金門銀光夢 The Golden Gate Girls/ Title in Chinese: Jinmen yin guang meng (90min., 2014) Author and professor S. Louisa Wei tells the story of filmmaker Esther Eng, the first woman to direct Chinese-language film in the US, and the most prominent woman director in Hong Kong in the 1930's. A San Francisco native and open lesbian, her contribution to film history is sadly overlooked -- her 11 feature films mostly lost. After the retirement of director Dorothy Arzner in 1943 and before Ida Lupino began directing in 1949, Eng was the only woman directing feature length films in the US.
Holi hey a Festival of Love, Color, and Life (54min., 1996 ) Expresses the many customs and practices of the people of the Vraj region of northern India. Documents the Holi Hey festival.
Jake Shimabukuro Life on Four Strings (56min., 2013) Follows Hawaiian ukulele virtuoso Jake Shimabukuro on a nine-month tour throughout the U.S. and Japan. The documentary was filmed at concert halls, elementary schools, senior care centers, and in Sendai, the small town in Japan that was ravaged by the March 2011 tsunami. Home video footage, family photos, and interviews with family and friends also document Jake's rise to international fame.

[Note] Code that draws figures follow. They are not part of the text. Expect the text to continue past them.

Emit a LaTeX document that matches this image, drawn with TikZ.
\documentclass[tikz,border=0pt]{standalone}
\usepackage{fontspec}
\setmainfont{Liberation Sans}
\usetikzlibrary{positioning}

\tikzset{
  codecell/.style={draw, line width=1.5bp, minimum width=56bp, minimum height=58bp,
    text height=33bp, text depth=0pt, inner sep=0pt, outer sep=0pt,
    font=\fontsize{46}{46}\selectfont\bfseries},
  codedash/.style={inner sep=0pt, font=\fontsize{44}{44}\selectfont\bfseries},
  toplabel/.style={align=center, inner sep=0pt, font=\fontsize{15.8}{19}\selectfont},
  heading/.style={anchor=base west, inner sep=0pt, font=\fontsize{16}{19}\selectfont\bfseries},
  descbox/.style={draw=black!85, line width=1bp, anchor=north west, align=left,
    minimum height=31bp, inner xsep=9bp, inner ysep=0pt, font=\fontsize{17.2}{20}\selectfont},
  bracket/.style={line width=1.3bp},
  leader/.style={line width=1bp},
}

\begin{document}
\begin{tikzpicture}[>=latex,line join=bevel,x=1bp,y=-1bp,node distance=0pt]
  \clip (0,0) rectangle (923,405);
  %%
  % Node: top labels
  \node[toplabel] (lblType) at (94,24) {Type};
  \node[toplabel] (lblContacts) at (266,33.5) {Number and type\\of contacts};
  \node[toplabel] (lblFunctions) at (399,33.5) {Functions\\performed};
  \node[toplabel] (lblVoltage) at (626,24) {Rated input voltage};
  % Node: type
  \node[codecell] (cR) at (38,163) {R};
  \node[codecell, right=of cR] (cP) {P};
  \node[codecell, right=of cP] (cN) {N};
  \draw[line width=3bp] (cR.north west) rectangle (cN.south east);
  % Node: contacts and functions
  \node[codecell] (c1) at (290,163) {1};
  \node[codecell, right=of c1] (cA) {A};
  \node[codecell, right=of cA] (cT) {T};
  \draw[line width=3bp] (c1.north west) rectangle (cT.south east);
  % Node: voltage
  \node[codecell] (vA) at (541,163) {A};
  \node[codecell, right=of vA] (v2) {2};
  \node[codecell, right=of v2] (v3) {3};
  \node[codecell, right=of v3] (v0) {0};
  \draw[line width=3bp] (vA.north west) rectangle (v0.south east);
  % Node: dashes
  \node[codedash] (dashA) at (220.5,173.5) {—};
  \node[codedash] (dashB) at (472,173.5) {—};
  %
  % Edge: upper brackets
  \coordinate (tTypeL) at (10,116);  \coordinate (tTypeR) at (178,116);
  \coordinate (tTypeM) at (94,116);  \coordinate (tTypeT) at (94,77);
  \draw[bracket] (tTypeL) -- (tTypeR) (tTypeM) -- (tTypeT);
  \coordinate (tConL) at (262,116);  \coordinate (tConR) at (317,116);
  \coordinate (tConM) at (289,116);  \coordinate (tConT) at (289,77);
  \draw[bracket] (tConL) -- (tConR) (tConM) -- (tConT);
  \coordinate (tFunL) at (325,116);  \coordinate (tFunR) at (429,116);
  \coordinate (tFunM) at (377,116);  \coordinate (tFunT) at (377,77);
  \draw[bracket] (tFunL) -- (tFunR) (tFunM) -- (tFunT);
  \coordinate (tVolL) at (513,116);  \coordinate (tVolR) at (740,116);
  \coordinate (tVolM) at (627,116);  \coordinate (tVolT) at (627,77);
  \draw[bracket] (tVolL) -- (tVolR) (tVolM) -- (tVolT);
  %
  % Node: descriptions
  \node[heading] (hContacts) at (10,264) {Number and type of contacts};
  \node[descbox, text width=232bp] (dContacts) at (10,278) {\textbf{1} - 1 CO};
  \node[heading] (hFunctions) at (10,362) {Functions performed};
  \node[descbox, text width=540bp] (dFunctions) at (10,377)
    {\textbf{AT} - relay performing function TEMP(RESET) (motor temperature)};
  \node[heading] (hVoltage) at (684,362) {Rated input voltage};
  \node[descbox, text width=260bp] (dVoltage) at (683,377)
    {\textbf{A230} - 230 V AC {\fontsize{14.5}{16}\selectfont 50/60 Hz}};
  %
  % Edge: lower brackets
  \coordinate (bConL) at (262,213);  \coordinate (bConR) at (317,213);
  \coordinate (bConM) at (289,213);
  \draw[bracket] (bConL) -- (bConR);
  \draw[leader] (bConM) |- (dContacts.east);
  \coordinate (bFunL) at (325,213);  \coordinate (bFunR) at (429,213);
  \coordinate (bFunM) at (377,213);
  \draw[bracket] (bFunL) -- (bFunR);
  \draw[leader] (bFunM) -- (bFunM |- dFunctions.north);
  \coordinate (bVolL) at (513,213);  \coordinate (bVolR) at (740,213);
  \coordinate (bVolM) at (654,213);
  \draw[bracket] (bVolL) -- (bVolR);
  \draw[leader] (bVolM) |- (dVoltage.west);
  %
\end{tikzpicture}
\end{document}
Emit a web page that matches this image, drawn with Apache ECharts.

The Joy Luck Club (139 min., 2002) Four mothers. Four daughters. Eight stories. The Joy Luck Club is four women in San Francisco who have played mah jong together on a weekly basis to for forty some years. One of them, Suyuan, has died, and her daughter June is preparing to go to China. Auntie Lindo with daughter Waverly, Auntie Ying Ying with daughter Lena, and Auntie An Mei with daughter Rose are at the going away party. Born in China, the Joy Luck Club members came to America as young adults; their daughters are 100% American. The old days are seldom spoken about, and some things about those times have never been said aloud, but the experiences left behind color the hopes and expectations these women have for their daughters. If daughters become their mothers--no matter how much both parties desire that it not happen--daughters also become different from their mothers--despite all attempts to perpetuate the status quo.
Radhe Radhe: Rites of Holi (36min., 2014) A journey of devotion for the goddess Radha. Loosely following the episodic template of 'Le Sacre du Printemps', 'Radhe Radhe' is also a ballet of sorts: a performative encounter between live music and film, between lived experience and myth, the self and the transformed self, winter and spring.
Vietnamese-American Heritage (25min., 2006) This program introduces children to Vietnam's varied geography and history, and shows them how the people of Vietnam live, work and play. Children learn why many Vietnamese people immigrated to America and about the traditions they keep alive in the United States. Everyone learns how to count to ten and say a few words in Vietnamese, then it's off to the Saigon Mall in Falls Church, Virginia, for a look at a variety of traditional Vietnamese food, music and jewelry. Children watch an animated folktale called The First Dragon, make a dragon costume for the Vietnamese New Year and sing "Ly Tinh-Tang," a folksong about a starling.